The Republicans: Champions of Voting Rights and The Minority

74 million people can’t be wrong!

Missouri Republican Senator Josh Hawley said he’s standing up for the 74 million Trump voters “who feel disenfranchised, who feel like their vote doesn’t matter.” Wisconsin Senator Ron Johnson demanded that Attorney General Bill Barr “show” that there wasn’t any evidence (huh?) of fraud. They and at least ten more Republican senators, many representatives, and all of Trump’s talking points enablers are concerned that 74 million Americans believe the election was rigged and that their vote “didn’t count.” After all, this is about the most fundamental of democratic principles, the right to elect our leaders.

First, about half of Trump voters are claiming this, not 74 million. The numbers vary wildly from 40%-70% depending upon the question wording.

Second, because there is only one combined ballot for the presidency as well as other offices, are all the other 2020 elections illegitimate too?

Third, shouldn’t we resolve legal claims in courts, rather than by partisans with a clear bias and political motivation? (And we already have, by the way.)

Fourth, since when did we base our election results on “feelings” and “beliefs” rather than ballots?

Fifth, why do Americans “feel” this, especially without evidence? Is it possibly because Trump and his supporters have excitedly repeated this mantra for two months?

Nevertheless, it’s quite refreshing to see that the Republicans have now taken up the banner of ensuring that all voters’ rights must be respected and honored, and that the view of the minority (the 74 million) must be taken into account! So if their argument is that even though American elections are decided by the majority, there should be room within our politics to consider the minority as well… perhaps we are reaching consensus. So logically, I assume the next steps on the Republican agenda are to:

Eliminate the Electoral College “Unit Rule.”

End Gerrymandering.

The district lines (in green) predetermine the outcomes, 3–0 in favor of Orange or 2–1 in favor of Yellow.

Rather than partisan redistricting systems that unfairly draw election districts in favor of the party in power, states could create non-partisan or bipartisan districting commissions, or better yet, a proportional system of larger multi-member districts by using cumulative voting, ranked voting, or numerous other reforms that have been proposed. This would better represent all minorities (partisan, race and ethnicity, religion, economic interests, etc.) in areas where one side is dominant, so that the majority still wins most seats — but the minority wins some, in proportion to their vote.

Reinstate “Preclearance.”

Reform Senate Malapportionment.

All states get two senators, so 18% of the Senate represents half of the people.

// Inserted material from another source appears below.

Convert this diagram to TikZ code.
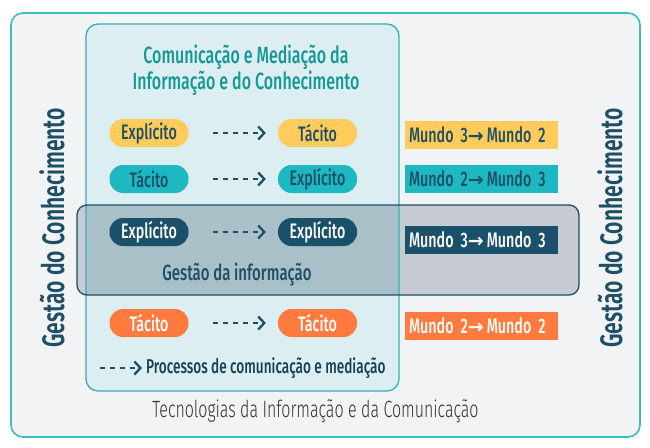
\documentclass[tikz,border=0pt]{standalone}
\usepackage{fontspec}
\setmainfont{Fira Sans}[FakeStretch=0.68]
\newfontfamily\fmed{Fira Sans Medium}[FakeStretch=0.68]
\newfontfamily\flight{Fira Sans Light}[FakeStretch=0.68]
\newfontfamily\fsemi{Fira Sans SemiBold}[FakeStretch=0.68]
\newfontfamily\farr{DejaVu Sans Bold}
\usetikzlibrary{arrows.meta}
\definecolor{navy}{HTML}{1D4F66}
\definecolor{teallight}{HTML}{3DBBC2}
\definecolor{panelfill}{HTML}{DCEEF1}
\definecolor{panelline}{HTML}{3AAFB5}
\definecolor{titlecol}{HTML}{149893}
\definecolor{cyel}{HTML}{FFCB5B}
\definecolor{cteal}{HTML}{1DB8C2}
\definecolor{cnavy}{HTML}{1A506A}
\definecolor{corange}{HTML}{FF7A3F}
\definecolor{bggray}{HTML}{F2F3F4}
\definecolor{gestfill}{HTML}{C6CBD4}
\definecolor{gestover}{HTML}{A9C0C8}
\newcommand{\marr}{{\farr\fontsize{19}{18}\selectfont →\hspace{3pt}}}
\tikzset{
  pill/.style={rounded corners=13.5pt, minimum width=79pt, minimum height=28pt, inner sep=0pt, font=\fmed\fontsize{21}{22}\selectfont},
  mbox/.style={minimum width=153pt, minimum height=28pt, inner sep=0pt, text width=145pt, align=left, font=\fmed\fontsize{21}{22}\selectfont},
  darr/.style={navy, line width=2.3pt, dash pattern=on 5pt off 5pt, -{Straight Barb[length=6pt,width=13pt,line width=2.3pt]}},
  vtext/.style={navy, rotate=90, font=\fsemi\fontsize{31}{32}\selectfont}
}
\begin{document}
\begin{tikzpicture}[x=1pt,y=-1pt]
\useasboundingbox (0,0) rectangle (650,447);
% outer
\draw[teallight, line width=1.6pt, fill=bggray, rounded corners=12pt] (11,13) rectangle (640,437);
% panel
\fill[panelfill, rounded corners=12pt] (86,24) rectangle (399,391);
% gestao box
\fill[gestfill, rounded corners=10pt] (77,205) rectangle (579,295);
\begin{scope}
  \clip[rounded corners=12pt] (86,24) rectangle (399,391);
  \fill[gestover, rounded corners=10pt] (77,205) rectangle (579,295);
\end{scope}
\draw[panelline, line width=1.3pt, rounded corners=12pt] (86,24) rectangle (399,391);
\draw[navy, line width=1.3pt, rounded corners=10pt] (77,205) rectangle (579,295);
% title
\node[titlecol, align=center, font=\fmed\fontsize{23.5}{21}\selectfont] (title) at (246,70) {Comunicação e Mediação da\\Informação e do Conhecimento};
% rows
\node[pill, fill=cyel, text=navy] (a1) at (149,133) {Explícito};
\node[pill, fill=cyel, text=navy] (b1) at (317.5,133) {Tácito};
\node[pill, fill=cteal, text=navy] (a2) at (149,179) {Tácito};
\node[pill, fill=cteal, text=navy] (b2) at (317.5,179) {Explícito};
\node[pill, fill=cnavy, text=white] (a3) at (149,232) {Explícito};
\node[pill, fill=cnavy, text=white] (b3) at (317.5,232) {Explícito};
\node[pill, fill=corange, text=white] (a4) at (149,323) {Tácito};
\node[pill, fill=corange, text=white] (b4) at (317.5,323) {Tácito};
\foreach \i in {1,2,3,4}{
  \coordinate (s\i) at ([xshift=24pt]a\i.east);
  \coordinate (e\i) at ([xshift=-12pt]b\i.west);
  \draw[darr] (s\i) -- (e\i);
}
% mundo boxes
\node[mbox, fill=cyel, text=navy] (m1) at (481.5,134.5) {Mundo 3\marr Mundo 2};
\node[mbox, fill=cteal, text=navy] (m2) at (481.5,178.5) {Mundo 2\marr Mundo 3};
\node[mbox, fill=cnavy, text=white] (m3) at (481.5,240) {Mundo 3\marr Mundo 3};
\node[mbox, fill=corange, text=white] (m4) at (481.5,325.5) {Mundo 2\marr Mundo 2};
% labels
\node[navy, font=\fmed\fontsize{22}{23}\selectfont] (gi) at (237,275) {Gestão da informação};
\coordinate (ls) at (100,368);
\coordinate (le) at (142,368);
\draw[darr] (ls) -- (le);
\node[navy!80!black, anchor=west, inner sep=0pt, font=\fmed\fontsize{20}{21}\selectfont] (leg) at (146,368) {Processos de comunicação e mediação};
\node[black!80, font=\flight\fontsize{23.5}{24}\selectfont] (tic) at (315.5,411) {Tecnologias da Informação e da Comunicação};
\node[vtext] (gcl) at (52,228) {Gestão do Conhecimento};
\node[vtext] (gcr) at (610,228) {Gestão do Conhecimento};
\end{tikzpicture}
\end{document}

Note that this also means that the populous states are underrepresented in the electoral college because electors are determined by the number of representatives plus senators, which heavily inflates states like Wyoming with only one representative (a 200% increase to 3), and hardly budges California with 53 representatives (a 4% increase to 55).

There are several proposed solutions to distribute senators more fairly, mostly by giving less populated states only one senator and heavily populated states more than two senators, roughly in accordance with their population. Even this would still favor the less-populated states, and would require a constitutional amendment, something that is very unlikely. However, statehood for Washington D.C. and Puerto Rico would give those U.S. citizens the voting representatives they deserve and would probably help balance the Senate to a degree.

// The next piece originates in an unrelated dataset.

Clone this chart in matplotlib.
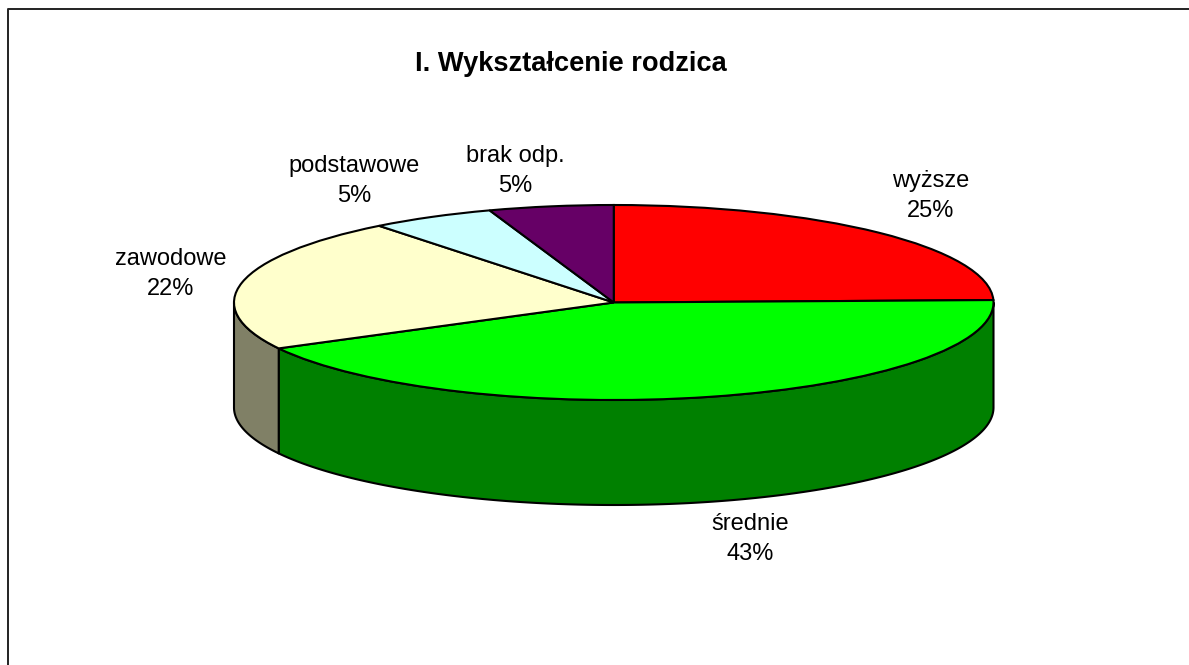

I wonder when we can expect to hear such reform proposals, now that Senators Hawley and Johnson are so concerned with voting rights.

It’s not true that politicians are always unprincipled and only act with regard for the political consequences. Richard Nixon supported the 26th Amendment lowering the guaranteed right to vote to age 18, knowing full well that he was very unpopular with those young voters. Lyndon Johnson pushed the Civil Rights Act and Voting Rights Act through Congress, predicting it would lead the eventual defection of southern Democrats to the Republican Party.

Some Republicans have spoken out against the electoral college and gerrymandering, and in favor of restoring preclearance to the Voting Rights Act, and some have even spoken of rural malapportionment. But of course the leadership strongly opposes all of these reforms, believing that they would hurt the Republican Party.

So, remind me again… What was the sacred principle of democratic representation behind the current argument for continuing to challenge the presidential election?